Abstract:
Yazıya farklı anlamlar yükleyen bir yazar olarak, Christopher Isherwood’un yazın
amacı, gerçekte kim olduğunu çözmek ve hayatının ne anlama geldiğini bulmaktı.
Isherwood için yazı eylemi sıradan bir şey değildi. Sanatının ham maddesi kendi
kişisel deneyimleri ve hayat hikâyesi olduğundan pek çok eseri otobiyografik ve
kendini tanımlayan bir yapıdadır. Bu yüzden Isherwood yazınını hayat hikâyesinden
bağımsız olarak yorumlamak mümkün değildir. Bu çalışmayı kuramsal çerçevede
güçlendiren teori, kişilik psikoloğu Dan P. McAdams’ın Kimliğin Hayat Hikâyesi
Modeli’dir. Yazar olarak kariyerinin başından sonuna kadar, Isherwood’u yazmaya
teşvik eden kendi deneyimlerini anlatmak, onlardan anlam çıkarmak ve bunları
eserlerine yansıtmaktı. Isherwood’un hayatı boyunca yaşadığı olaylar, onun yazınını
anlamakta kritik bir rol oynamaktadır ve yıllar sonra Dan P. McAdams,
Isherwood’un yazınında tam olarak ne yapmaya çalıştığını kavramamıza yardımcı
olacak bir yaklaşım ortaya koymuştur.
Araştırmam boyunca yapmaya çalıştığım şey, Christopher Isherwood’un hayat
hikâyesi ve yazını arasındaki ilişkinin McAdams’ın hayat anlatıları hakkındaki fikir
ve gözlemleriyle nasıl örtüştüğünü ortaya çıkarmaktı. McAdams, kişisel hikâyelerin
kimliğimiz olduğunu iddia eder. Tıpkı bir roman yazarı gibi, hayatımızı anlamlı
kılmaya ve ondan anlamlar çıkarmaya çalışırız. Hayattaki deneyimlerimiz,
değerlerimiz, inançlarımız ve hedeflerimiz kimliğimizin oluşmasını etkiler.
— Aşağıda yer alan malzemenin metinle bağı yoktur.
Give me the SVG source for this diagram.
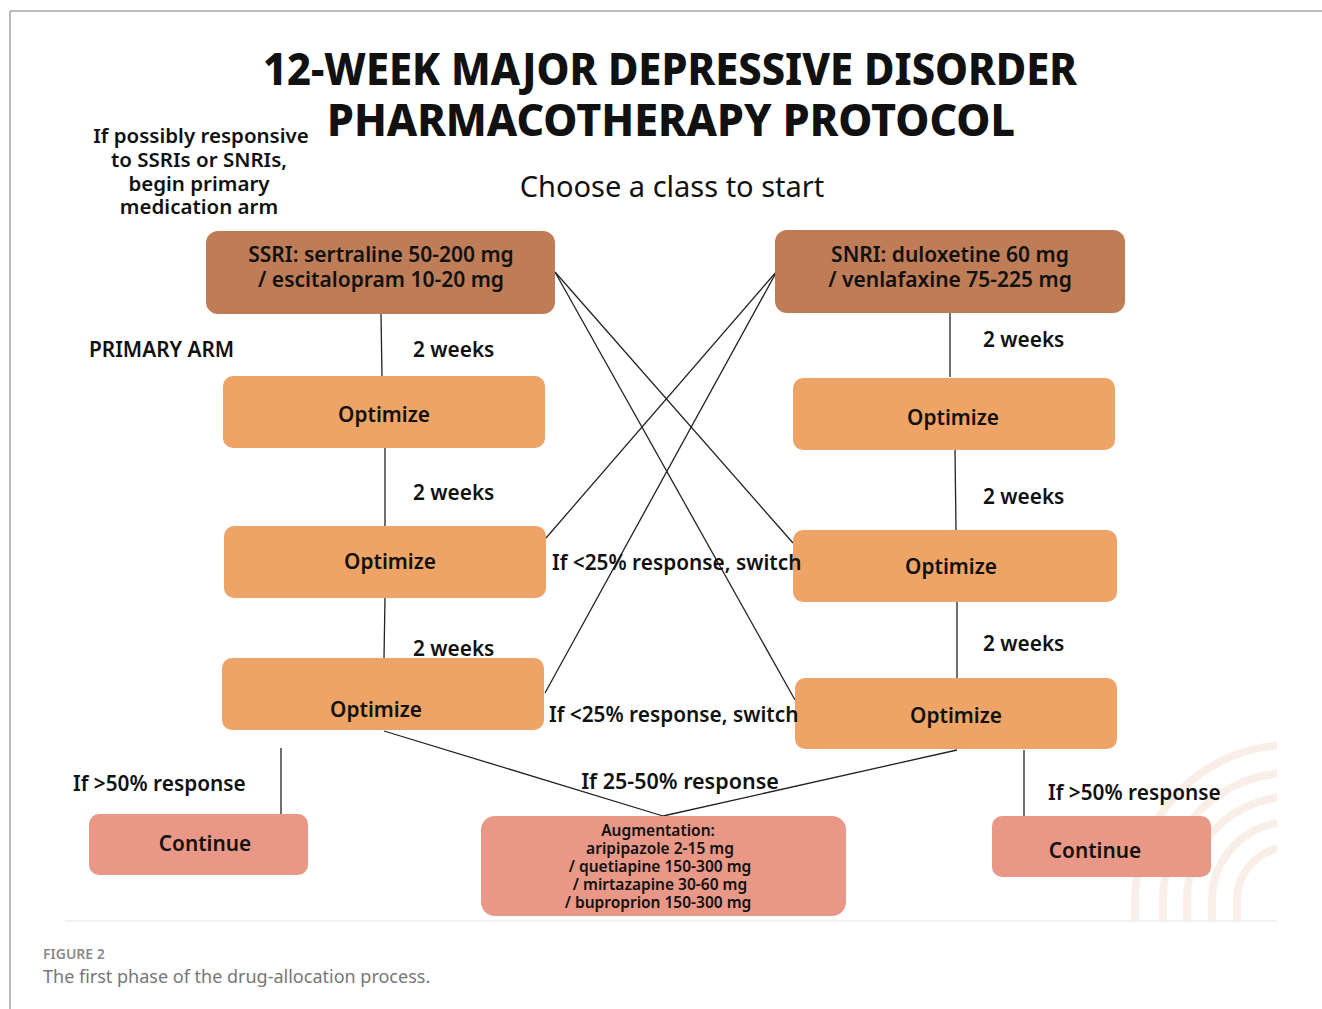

McAdams’a göre kimlik; olay örgüsü, ana fikri ve karakterleriyle birlikte başlangıcı,
ortası ve sonu olan bir hikâyedir. Bu çalışmanın amacı, McAdams’ın Kimliğin Hayat
Hikâyesi Modeli kuramından faydalanmak suretiyle Isherwood’un romanlarındaki
kişisel hikâye anlatımı ve kimlik oluşumu arasındaki ilişkiyi betimlemektir. Bu
araştırmadaki nihai amaç, kendi hayat hikâyesini gerçekleştirirken ürettiği yazını
inceleyerek, Christopher Isherwood’un hayatının farklı dönemlerinde kurduğu
sanatsal, cinsel ve manevi kimliği ortaya çıkarmaktır.
McAdams, her insanın hayat hikâyesinde önemli olaylar olduğunu belirtir.
Isherwood’un hikâyesi; dönüm noktası olarak göze çarpan geçişler, kazanımlar,
kayıplar ve mücadelelerle doludur. Bu sebepledir ki bu çalışma Isherwood’un
hayatının üç farklı dönemine odaklanır: Londra, Berlin ve Kaliforniya. Bu şehirlerde
edindiği deneyimler Isherwood’un hikâyesinin anlatış şekline de katkıda bulunur; ve
farklı zaman ve yerlerde ürettiği yazını daha iyi anlamamıza yardımcı olur. İlk eseri
olan All the Conspirators’dan başlayarak sırasıyla The Memorial, Mr. Norris
Changes Trains, Goodbye to Berlin, Prater Violet, The World in the Evening ve son
olarak herkesin takdirini ve beğenisini kazanan A Single Man isimli romanlarında;
Christopher Isherwood’un yazar, eşcinsel ve spiritüel bir birey olarak kimliğinin
nasıl oluştuğunu, değiştiğini, geliştiğini ve tutarlı bir hayat hikâyesiyle nasıl
bütünleştiğini gözlemlemek mümkündür.